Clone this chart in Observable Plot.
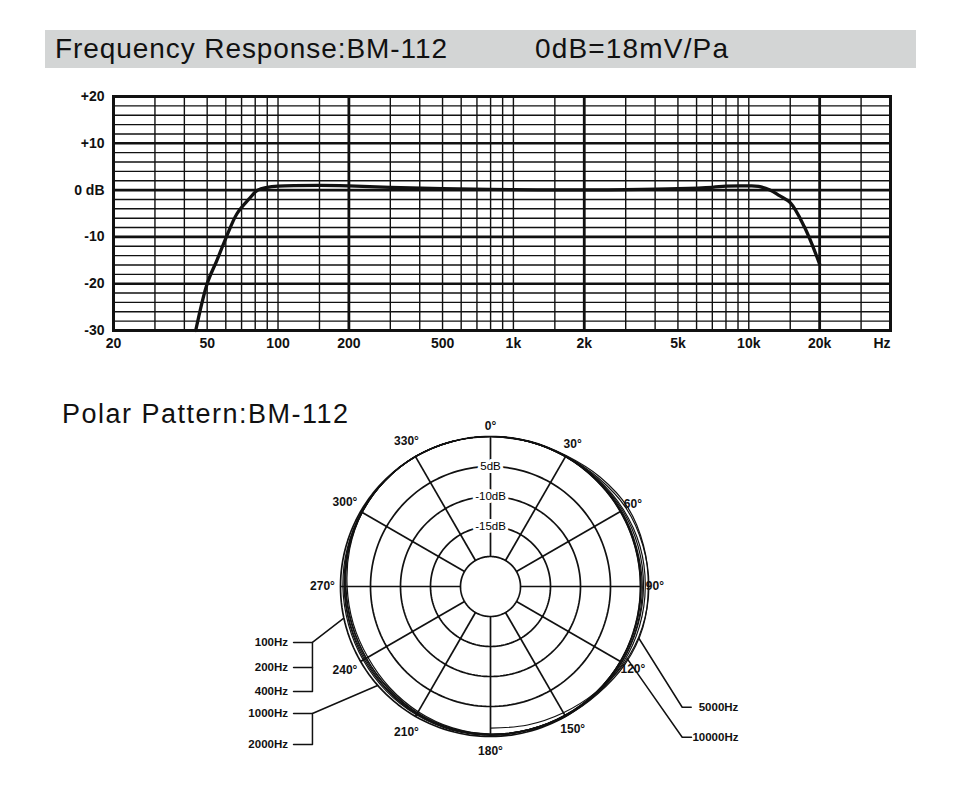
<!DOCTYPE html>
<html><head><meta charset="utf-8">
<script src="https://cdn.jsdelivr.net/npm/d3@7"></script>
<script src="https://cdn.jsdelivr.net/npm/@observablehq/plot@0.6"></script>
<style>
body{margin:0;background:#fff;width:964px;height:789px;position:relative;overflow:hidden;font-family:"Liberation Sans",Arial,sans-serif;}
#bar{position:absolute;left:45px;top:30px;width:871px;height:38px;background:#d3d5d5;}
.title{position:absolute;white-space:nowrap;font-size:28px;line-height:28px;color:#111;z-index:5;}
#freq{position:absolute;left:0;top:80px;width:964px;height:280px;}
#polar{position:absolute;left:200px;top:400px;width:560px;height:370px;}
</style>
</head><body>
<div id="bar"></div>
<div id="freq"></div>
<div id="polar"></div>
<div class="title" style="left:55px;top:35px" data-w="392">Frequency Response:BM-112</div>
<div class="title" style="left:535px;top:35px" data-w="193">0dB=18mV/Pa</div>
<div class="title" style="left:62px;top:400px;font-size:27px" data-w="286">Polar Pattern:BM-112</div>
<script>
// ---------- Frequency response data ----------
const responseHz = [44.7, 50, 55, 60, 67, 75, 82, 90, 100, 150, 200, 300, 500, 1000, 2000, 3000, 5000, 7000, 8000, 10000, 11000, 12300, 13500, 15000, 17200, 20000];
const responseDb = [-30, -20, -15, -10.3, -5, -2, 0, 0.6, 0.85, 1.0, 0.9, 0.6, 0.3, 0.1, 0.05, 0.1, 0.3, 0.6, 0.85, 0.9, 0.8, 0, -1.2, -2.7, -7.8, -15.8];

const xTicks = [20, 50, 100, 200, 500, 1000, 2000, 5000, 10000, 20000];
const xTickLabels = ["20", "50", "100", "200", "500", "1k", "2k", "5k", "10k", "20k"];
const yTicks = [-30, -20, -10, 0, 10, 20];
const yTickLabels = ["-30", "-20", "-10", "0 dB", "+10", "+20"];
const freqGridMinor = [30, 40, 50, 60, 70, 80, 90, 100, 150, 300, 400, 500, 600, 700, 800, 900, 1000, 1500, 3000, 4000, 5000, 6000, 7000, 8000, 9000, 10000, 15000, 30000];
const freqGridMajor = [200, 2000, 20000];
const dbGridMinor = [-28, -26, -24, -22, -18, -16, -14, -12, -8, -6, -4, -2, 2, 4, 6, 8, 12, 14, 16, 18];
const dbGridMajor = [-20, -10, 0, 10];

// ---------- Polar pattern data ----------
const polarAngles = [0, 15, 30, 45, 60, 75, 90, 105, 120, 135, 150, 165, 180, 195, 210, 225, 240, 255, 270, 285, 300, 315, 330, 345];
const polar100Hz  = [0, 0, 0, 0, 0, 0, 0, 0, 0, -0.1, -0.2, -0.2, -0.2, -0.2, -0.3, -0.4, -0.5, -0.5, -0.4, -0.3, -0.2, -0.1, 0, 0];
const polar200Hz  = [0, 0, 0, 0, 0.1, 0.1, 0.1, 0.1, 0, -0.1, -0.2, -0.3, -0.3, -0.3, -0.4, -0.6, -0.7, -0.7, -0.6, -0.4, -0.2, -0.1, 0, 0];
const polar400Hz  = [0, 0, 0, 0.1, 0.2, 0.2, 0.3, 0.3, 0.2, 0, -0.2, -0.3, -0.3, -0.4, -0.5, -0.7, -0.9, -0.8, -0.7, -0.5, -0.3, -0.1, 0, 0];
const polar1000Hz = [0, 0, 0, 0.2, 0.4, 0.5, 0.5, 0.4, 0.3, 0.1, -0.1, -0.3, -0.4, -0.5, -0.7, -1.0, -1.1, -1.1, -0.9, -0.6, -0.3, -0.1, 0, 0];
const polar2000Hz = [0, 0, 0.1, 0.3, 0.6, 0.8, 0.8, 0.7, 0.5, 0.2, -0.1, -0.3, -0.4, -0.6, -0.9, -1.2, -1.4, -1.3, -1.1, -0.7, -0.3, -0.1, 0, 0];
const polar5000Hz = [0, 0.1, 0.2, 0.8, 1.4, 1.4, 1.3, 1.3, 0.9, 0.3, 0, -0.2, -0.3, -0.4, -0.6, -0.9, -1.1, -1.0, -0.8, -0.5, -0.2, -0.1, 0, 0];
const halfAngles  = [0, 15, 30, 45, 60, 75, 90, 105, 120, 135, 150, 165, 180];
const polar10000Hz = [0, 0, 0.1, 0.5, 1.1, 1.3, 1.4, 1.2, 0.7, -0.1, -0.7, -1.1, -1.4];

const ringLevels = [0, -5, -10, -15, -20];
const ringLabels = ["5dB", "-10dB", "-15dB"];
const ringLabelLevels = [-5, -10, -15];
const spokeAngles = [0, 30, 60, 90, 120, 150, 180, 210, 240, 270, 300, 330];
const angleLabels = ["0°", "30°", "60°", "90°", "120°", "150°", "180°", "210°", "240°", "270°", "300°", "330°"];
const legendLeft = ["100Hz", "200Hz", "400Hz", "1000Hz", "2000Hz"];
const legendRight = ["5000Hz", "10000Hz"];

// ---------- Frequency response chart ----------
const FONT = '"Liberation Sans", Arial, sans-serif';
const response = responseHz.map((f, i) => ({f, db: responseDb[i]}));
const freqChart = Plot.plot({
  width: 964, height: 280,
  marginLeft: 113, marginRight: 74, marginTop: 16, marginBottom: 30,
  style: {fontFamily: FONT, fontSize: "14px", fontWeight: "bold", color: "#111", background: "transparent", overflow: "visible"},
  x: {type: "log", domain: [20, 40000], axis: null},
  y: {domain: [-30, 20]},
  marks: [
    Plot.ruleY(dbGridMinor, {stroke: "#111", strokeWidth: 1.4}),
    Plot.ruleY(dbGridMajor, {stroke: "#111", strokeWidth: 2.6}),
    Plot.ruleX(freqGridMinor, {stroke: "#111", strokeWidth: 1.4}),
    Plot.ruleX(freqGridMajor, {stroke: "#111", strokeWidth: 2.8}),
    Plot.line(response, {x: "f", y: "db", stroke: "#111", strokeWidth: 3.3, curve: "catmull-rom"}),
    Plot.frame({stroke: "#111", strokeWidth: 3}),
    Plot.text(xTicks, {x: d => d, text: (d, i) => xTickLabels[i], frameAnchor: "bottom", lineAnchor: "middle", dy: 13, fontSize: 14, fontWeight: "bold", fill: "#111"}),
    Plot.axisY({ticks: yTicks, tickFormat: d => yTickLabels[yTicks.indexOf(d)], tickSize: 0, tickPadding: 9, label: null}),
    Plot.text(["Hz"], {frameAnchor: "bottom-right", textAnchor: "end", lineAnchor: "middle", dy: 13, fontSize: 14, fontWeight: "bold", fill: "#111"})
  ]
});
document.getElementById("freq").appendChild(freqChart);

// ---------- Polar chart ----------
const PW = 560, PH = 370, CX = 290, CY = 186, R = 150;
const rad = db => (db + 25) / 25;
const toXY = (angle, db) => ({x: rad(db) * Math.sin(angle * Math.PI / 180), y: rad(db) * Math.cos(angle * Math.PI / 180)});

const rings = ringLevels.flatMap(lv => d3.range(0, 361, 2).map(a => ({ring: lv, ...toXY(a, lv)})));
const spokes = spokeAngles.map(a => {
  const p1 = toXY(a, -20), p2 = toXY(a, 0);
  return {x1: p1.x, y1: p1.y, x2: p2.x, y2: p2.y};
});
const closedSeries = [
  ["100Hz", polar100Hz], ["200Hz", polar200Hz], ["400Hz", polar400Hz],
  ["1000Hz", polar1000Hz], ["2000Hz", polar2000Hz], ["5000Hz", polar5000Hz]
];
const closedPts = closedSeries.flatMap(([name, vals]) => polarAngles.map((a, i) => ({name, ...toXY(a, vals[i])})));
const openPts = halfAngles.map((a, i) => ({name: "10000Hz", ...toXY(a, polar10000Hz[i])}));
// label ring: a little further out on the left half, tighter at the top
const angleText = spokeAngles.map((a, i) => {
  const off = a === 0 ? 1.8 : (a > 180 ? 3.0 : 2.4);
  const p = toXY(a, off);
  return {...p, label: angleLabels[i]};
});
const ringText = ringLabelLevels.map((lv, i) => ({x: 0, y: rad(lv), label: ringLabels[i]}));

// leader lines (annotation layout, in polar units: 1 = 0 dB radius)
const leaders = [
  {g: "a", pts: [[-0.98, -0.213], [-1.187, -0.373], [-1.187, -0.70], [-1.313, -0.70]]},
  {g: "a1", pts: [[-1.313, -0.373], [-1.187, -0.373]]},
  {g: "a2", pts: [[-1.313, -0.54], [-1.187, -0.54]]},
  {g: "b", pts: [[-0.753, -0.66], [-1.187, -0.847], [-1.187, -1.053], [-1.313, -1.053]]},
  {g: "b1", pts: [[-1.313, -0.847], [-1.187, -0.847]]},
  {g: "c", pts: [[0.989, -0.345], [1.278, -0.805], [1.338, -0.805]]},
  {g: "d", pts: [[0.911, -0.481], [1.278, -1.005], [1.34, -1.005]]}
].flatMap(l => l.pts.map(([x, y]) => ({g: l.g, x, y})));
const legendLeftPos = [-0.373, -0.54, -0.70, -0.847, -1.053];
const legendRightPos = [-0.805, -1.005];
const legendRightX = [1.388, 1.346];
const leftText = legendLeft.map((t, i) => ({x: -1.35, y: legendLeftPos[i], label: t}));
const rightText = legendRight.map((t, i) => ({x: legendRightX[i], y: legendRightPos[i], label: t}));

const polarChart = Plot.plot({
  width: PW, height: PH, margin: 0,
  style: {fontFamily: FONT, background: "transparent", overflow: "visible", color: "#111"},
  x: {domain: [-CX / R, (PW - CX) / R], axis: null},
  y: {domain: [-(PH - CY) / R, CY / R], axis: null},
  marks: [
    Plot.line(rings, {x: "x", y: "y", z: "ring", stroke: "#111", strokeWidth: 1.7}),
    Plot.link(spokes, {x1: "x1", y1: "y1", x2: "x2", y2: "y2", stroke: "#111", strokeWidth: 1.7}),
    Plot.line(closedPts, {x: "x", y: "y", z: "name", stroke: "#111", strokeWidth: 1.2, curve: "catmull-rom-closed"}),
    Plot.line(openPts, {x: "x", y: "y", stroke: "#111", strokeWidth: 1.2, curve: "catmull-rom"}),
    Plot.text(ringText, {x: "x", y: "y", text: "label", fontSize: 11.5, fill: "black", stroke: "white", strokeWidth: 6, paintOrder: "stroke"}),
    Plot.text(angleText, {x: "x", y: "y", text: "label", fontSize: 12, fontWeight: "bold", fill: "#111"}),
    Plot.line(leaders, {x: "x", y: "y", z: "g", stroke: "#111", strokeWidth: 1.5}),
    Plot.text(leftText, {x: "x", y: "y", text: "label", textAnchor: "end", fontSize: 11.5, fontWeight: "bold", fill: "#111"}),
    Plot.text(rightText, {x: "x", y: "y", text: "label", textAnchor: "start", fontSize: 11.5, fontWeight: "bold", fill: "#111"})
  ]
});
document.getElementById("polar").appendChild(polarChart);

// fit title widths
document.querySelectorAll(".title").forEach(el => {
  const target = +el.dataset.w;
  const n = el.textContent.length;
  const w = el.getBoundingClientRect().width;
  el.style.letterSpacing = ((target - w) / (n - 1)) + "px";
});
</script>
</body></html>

------------------------

#### [Objective]
Restate exactly, please, only the lines between the start of the data and the line containing "const dbGridMajor = [-20, -10, 0, 10];", both ends included, skipping the pictures.

#### [Written answer]
Clone this chart in Observable Plot.
<!DOCTYPE html>
<html><head><meta charset="utf-8">
<script src="https://cdn.jsdelivr.net/npm/d3@7"></script>
<script src="https://cdn.jsdelivr.net/npm/@observablehq/plot@0.6"></script>
<style>
body{margin:0;background:#fff;width:964px;height:789px;position:relative;overflow:hidden;font-family:"Liberation Sans",Arial,sans-serif;}
#bar{position:absolute;left:45px;top:30px;width:871px;height:38px;background:#d3d5d5;}
.title{position:absolute;white-space:nowrap;font-size:28px;line-height:28px;color:#111;z-index:5;}
#freq{position:absolute;left:0;top:80px;width:964px;height:280px;}
#polar{position:absolute;left:200px;top:400px;width:560px;height:370px;}
</style>
</head><body>
<div id="bar"></div>
<div id="freq"></div>
<div id="polar"></div>
<div class="title" style="left:55px;top:35px" data-w="392">Frequency Response:BM-112</div>
<div class="title" style="left:535px;top:35px" data-w="193">0dB=18mV/Pa</div>
<div class="title" style="left:62px;top:400px;font-size:27px" data-w="286">Polar Pattern:BM-112</div>
<script>
// ---------- Frequency response data ----------
const responseHz = [44.7, 50, 55, 60, 67, 75, 82, 90, 100, 150, 200, 300, 500, 1000, 2000, 3000, 5000, 7000, 8000, 10000, 11000, 12300, 13500, 15000, 17200, 20000];
const responseDb = [-30, -20, -15, -10.3, -5, -2, 0, 0.6, 0.85, 1.0, 0.9, 0.6, 0.3, 0.1, 0.05, 0.1, 0.3, 0.6, 0.85, 0.9, 0.8, 0, -1.2, -2.7, -7.8, -15.8];

const xTicks = [20, 50, 100, 200, 500, 1000, 2000, 5000, 10000, 20000];
const xTickLabels = ["20", "50", "100", "200", "500", "1k", "2k", "5k", "10k", "20k"];
const yTicks = [-30, -20, -10, 0, 10, 20];
const yTickLabels = ["-30", "-20", "-10", "0 dB", "+10", "+20"];
const freqGridMinor = [30, 40, 50, 60, 70, 80, 90, 100, 150, 300, 400, 500, 600, 700, 800, 900, 1000, 1500, 3000, 4000, 5000, 6000, 7000, 8000, 9000, 10000, 15000, 30000];
const freqGridMajor = [200, 2000, 20000];
const dbGridMinor = [-28, -26, -24, -22, -18, -16, -14, -12, -8, -6, -4, -2, 2, 4, 6, 8, 12, 14, 16, 18];
const dbGridMajor = [-20, -10, 0, 10];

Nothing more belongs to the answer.